NEWSTECHNOLOGY

Escaping Dystopia with VR

Let nobody say the leaders of the US tech industries are resoundingly compassionate or empathetic people. Oculus CTO John Carmack has outlined the conundrum in the past. “People react negatively to any talk of economics, but it is resource allocation. You have to make decisions about where things go. Economically, you can deliver a lot more value to a lot of people in the virtual sense.”

Abandon Hope, All Ye 99%

Actually, people react negatively when virtual resources are seen as more valuable to living, breathing biological humans than food, shelter, income, health or security. As much as any single calendar year can be, 2020 was a wakeup call to a global population, a clear signal that our grip on social order and relative human success is tenuous, at best.

London before and after the COVID lockdown
Image: London before (L) and after (R) the onset of COVID lockdown.

The creation and maintaining of human happiness is essentially the removal of suffering from the human experience. While VR can offer remarkable relief for numerous conditions of suffering – social isolation, lack of mobility, even a dull romantic life – all its solutions are, simply put, virtual. Unlike Richard Branson’s (very much real) private island, VR users are still connected to the real world, its laws, and its restrictions. Yes, Branson still has to deal with gravity and aging, but most everything else is encountered on his terms.

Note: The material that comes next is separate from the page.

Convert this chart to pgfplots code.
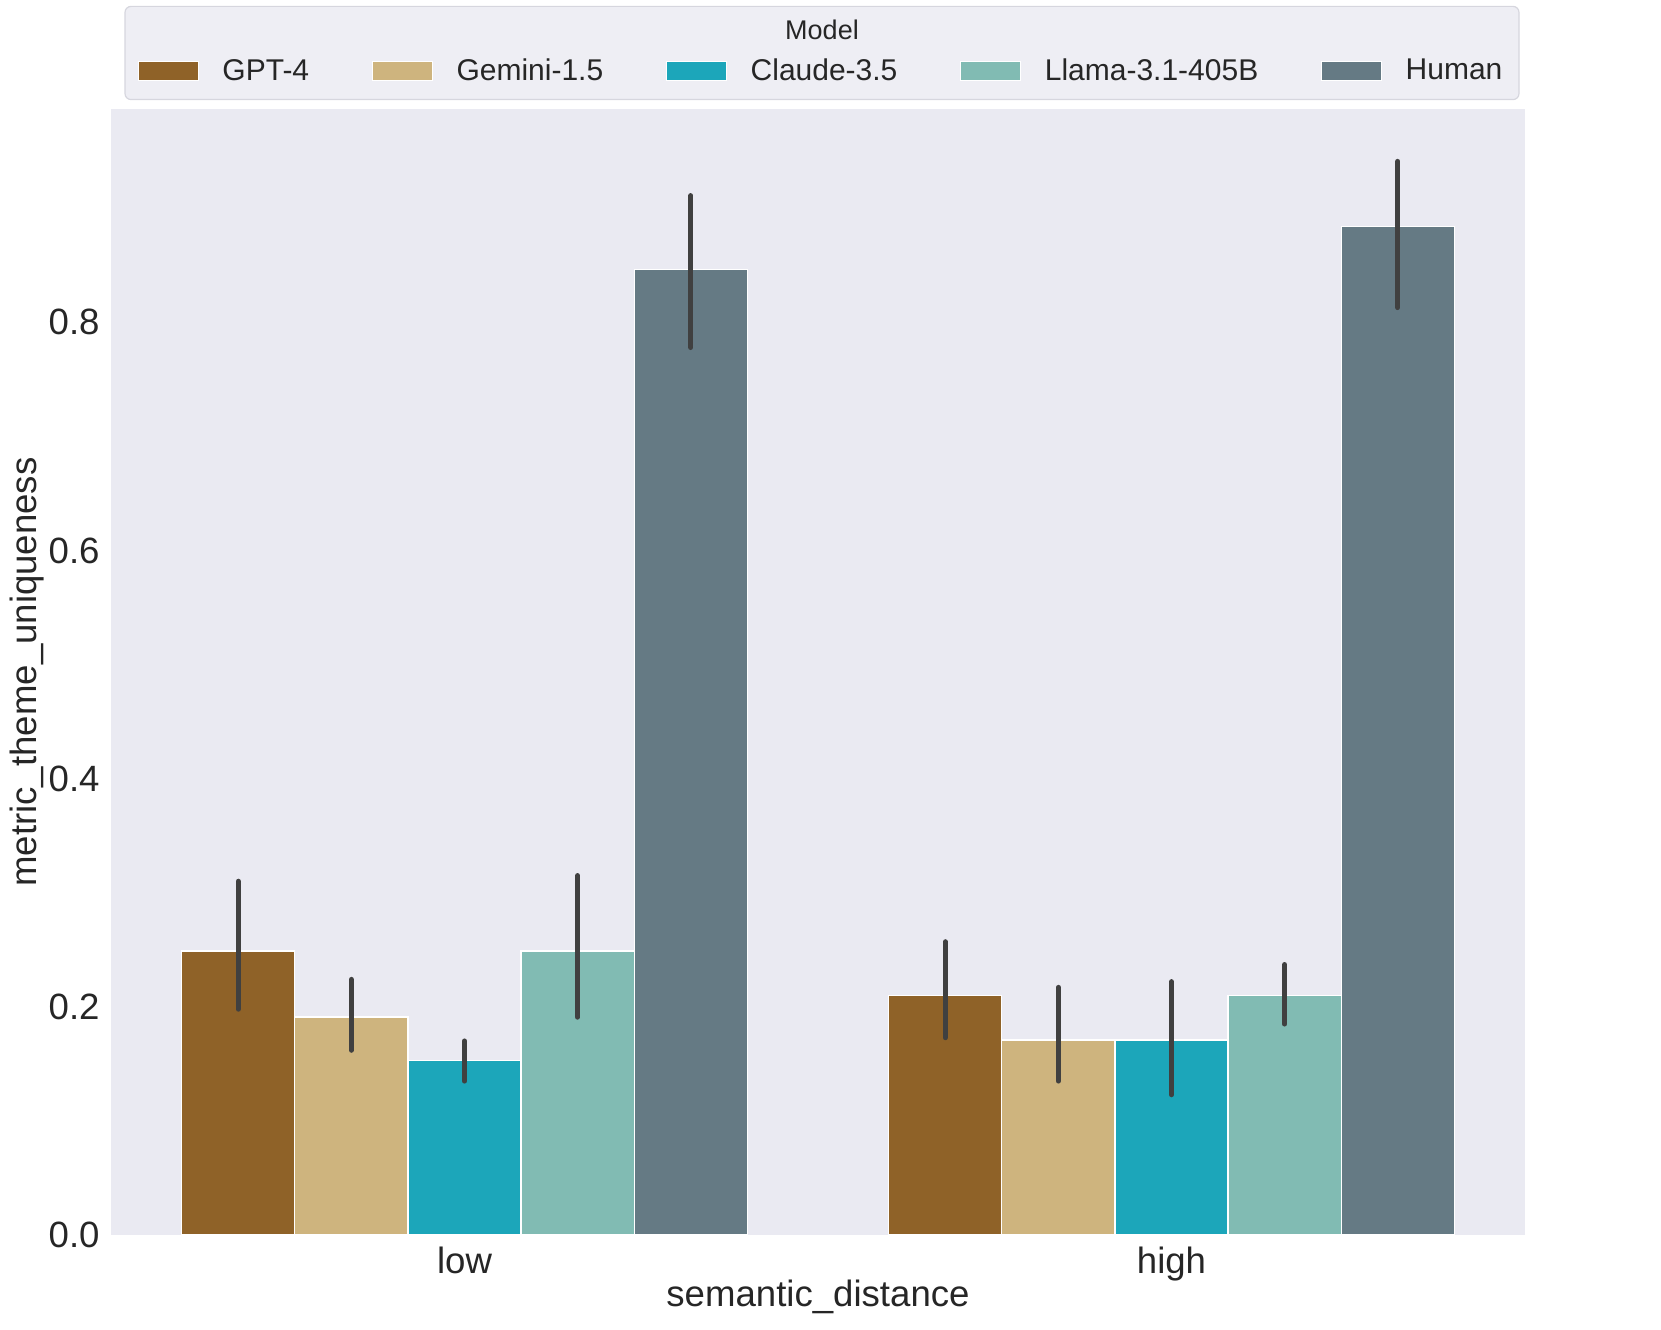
\documentclass[border=0pt]{standalone}
\usepackage{fontspec}
\setmainfont{Liberation Sans}
\usepackage{pgfplots}
\pgfplotsset{compat=1.18}

\definecolor{cgpt}{HTML}{8F6228}
\definecolor{cgem}{HTML}{CEB47E}
\definecolor{ccla}{HTML}{1CA6BA}
\definecolor{clla}{HTML}{81BBB3}
\definecolor{chum}{HTML}{657A84}
\definecolor{bgc}{HTML}{EAEAF2}
\definecolor{legbg}{HTML}{EEEEF4}
\definecolor{legedge}{HTML}{D6D6DE}
\definecolor{errc}{HTML}{404040}
\definecolor{txt}{HTML}{262626}

% bars are placed at their own x (group centre +- 0.16 steps), so no bar shift
\pgfplotsset{
  mybar/.style={ybar, bar width=0.16, bar shift=0pt, draw=white, line width=0.6pt,
    legend image code/.code={\fill[##1, draw=white, line width=0.4pt] (0pt,-4.75pt) rectangle (30pt,4.75pt); \path (39.7pt,0pt);},
    error bars/y dir=both, error bars/y explicit, error bars/error mark=none,
    error bars/error bar style={line width=2.6pt, color=errc, line cap=round}},
}

\begin{document}
\begin{tikzpicture}
\path[use as bounding box] (0,0) rectangle (830.5pt,664.5pt);
% legend frame and title
\draw[rounded corners=3pt, fill=legbg, draw=legedge, line width=0.6pt]
  (62.5pt,614.7pt) rectangle (759.5pt,661.3pt);
\node[font=\fontsize{13.5}{16}\selectfont, text=txt] at (411pt,649.7pt) {Model};

\begin{axis}[
  at={(55.5pt,47pt)}, anchor=south west,
  scale only axis, width=707pt, height=563pt,
  xmin=-0.5, xmax=1.5, ymin=0, ymax=0.987,
  xtick={0,1}, xticklabels={low,high},
  ytick={0,0.2,0.4,0.6,0.8},
  tick label style={font=\fontsize{18.3}{22}\selectfont, text=txt, inner sep=0pt},
  yticklabel style={xshift=-5.5pt, /pgf/number format/.cd, fixed, fixed zerofill, precision=1, assume math mode=true},
  xticklabel style={yshift=-5.7pt},
  major tick length=0pt,
  axis line style={draw=none},
  axis background/.style={fill=bgc},
  xlabel={semantic\_distance},
  ylabel={metric\_theme\_uniqueness},
  every axis x label/.style={at={(axis description cs:0.5,-0.0551)}, anchor=center,
    font=\fontsize{18.3}{22}\selectfont, text=txt},
  every axis y label/.style={at={(axis description cs:-0.0594,0.5)}, rotate=90, anchor=center,
    font=\fontsize{18.3}{22}\selectfont, text=txt},
  legend columns=5,
  legend style={at={(axis description cs:0.503,1.0337)}, anchor=center,
    draw=none, fill=none, inner sep=0pt,
    font=\fontsize{15}{18}\selectfont, text=txt,
    /tikz/every even column/.append style={column sep=29.5pt}},
]
\addplot[fill=cgpt, mybar] coordinates {
  (-0.32,0.249) += (0,0.061) -= (0,0.051)
  (0.68,0.210) += (0,0.047) -= (0,0.037)
};
\addlegendentry{GPT-4}
\addplot[fill=cgem, mybar] coordinates {
  (-0.16,0.191) += (0,0.033) -= (0,0.029)
  (0.84,0.171) += (0,0.046) -= (0,0.036)
};
\addlegendentry{Gemini-1.5}
\addplot[fill=ccla, mybar] coordinates {
  (0,0.153) += (0,0.017) -= (0,0.018)
  (1,0.171) += (0,0.051) -= (0,0.048)
};
\addlegendentry{Claude-3.5}
\addplot[fill=clla, mybar] coordinates {
  (0.16,0.249) += (0,0.066) -= (0,0.058)
  (1.16,0.210) += (0,0.027) -= (0,0.025)
};
\addlegendentry{Llama-3.1-405B}
\addplot[fill=chum, mybar] coordinates {
  (0.32,0.846) += (0,0.065) -= (0,0.068)
  (1.32,0.884) += (0,0.057) -= (0,0.071)
};
\addlegendentry{Human}
\end{axis}
\end{tikzpicture}
\end{document}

That’s a luxury very few can afford and VR cannot deliver.

Antonio Gaudi's Basilica la Sagrada Família in Barcelona, Spain
Image: Antonio Gaudi’s Basilica la Sagrada Família in Barcelona, Spain.

Virtual tours of museums, gardens, parks, and monuments may have seen an increase in audience during the COVID crisis but can such an experience be considered equivalent to, say, taking in each flicker of paint thrown across Blue Poles by Jackson Pollock or standing amidst the spires of Gaudi’s Sagrada Família in Barcelona.

Our Own Devices

Reports show sales of VR devices and software increasing since the onset of the COVID-19 pandemic, suggesting a promising degree of integration into the now-commonplace work-from-home setups or a newfound interest in VR gaming. These developments and trends stem from the isolated, solitary nature of pandemic life but could be lighting a path to a more tech-dependent future, one in which all aspects of daily life will include a virtual component.

Increased mainstream traction for usually niche gaming properties and communities may have opened the door for a wide-ranging demographic prone to VR adoption, or it could simply be a new (mobile) console war taking shape. Using games and VR to reach a wide and diverse audience that includes those not usually included in mainstream demographics is still a process needing work. Adapting game controllers and devices for use by gamers with disabilities or chronic diseases has largely been left up to individuals, charities, and third-party startups. If VR and its associated tech are to see widespread adoption, such accessibility modifications and improvements must come (largely, if not totally) from the top. A commitment to making VR and AR available and useful to all who could potentially benefit from its use is essential.

A Slippery Slope

Mark Zuckerberg from Facebook
Image: Mark Zuckerberg, Facebook (Liu Jie/ Xinhua)

Facebook’s move to monitor all activity on its Oculus devices, and to pair said activity to a user’s personal Facebook account is already causing the social media giant major problems in Europe. Arguably Facebook and Oculus’s most daring move yet, this degree of pseudo-monopolization definitely leans toward a future of decreased consumer rights and increased corporate intrusion into our formerly private lives. It’s hard not to assume that the final nail in the coffin of traditional 2D media won’t simply be an uber-popular VR device release akin to the iPod; it will be the one uber-popular VR device that protects, as well as provides, for its users. All of its users.